Mortimer’s front-seat passenger, Mervyn Bowden, of Kirkhill, Inverness-shire, a 72-year-old widower and great-grandfather, died at the scene of the accident, north of Dunblane.
Both men were worshippers at Kirkhill Parish Church, where Mortimer edited the church newsletter.
Mortimer was due to face trial at Stirling Sheriff Court yesterday, but the case was postponed “administratively” to the new year.
He will now face trial on February 27, after another preliminary hearing on February 11.
Mortimer was originally due to face trial in July. This was then postponed until October, and then until yesterday, before the latest adjournment.

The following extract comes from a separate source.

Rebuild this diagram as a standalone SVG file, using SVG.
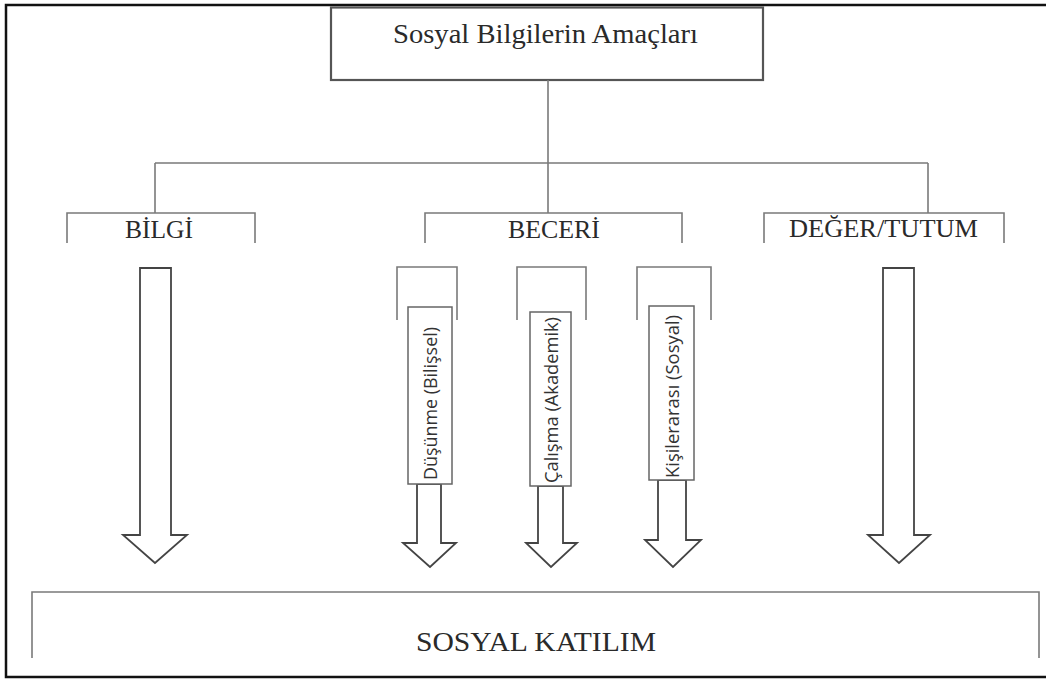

The single charge against Mortimer, of Beauly, Inverness-shire, alleges that, on the dual carriageway between Perth and Stirling near the junction for Upper Whitestone Farm, he caused Mr Bowden’s death by driving his Mercedes without due care and attention or reasonable consideration for other persons using the road.
It alleges he “failed to maintain observation of the carriageway ahead, failed to observe a heavy goods vehicle, then a stationary vehicle parked in a layby, and failed to maintain control” of his Mercedes, causing it to collide with the rear of the parked lorry and to be “projected across the carriageway”, striking the Astra, which was then being driven by a Charisse Zameer.
It is alleged all three vehicles, including the lorry, were damaged and Mr Bowden was “so severely injured that he died”.
The incident, on the southbound side of the dual-carriageway trunk route, occurred just before 1pm on June 12th last year.
Trauma teams, paramedics, firemen from nearby Auchterarder, and an air ambulance, scrambled to the scene, and the southbound carriageway was closed for several hours in the aftermath of the fatality.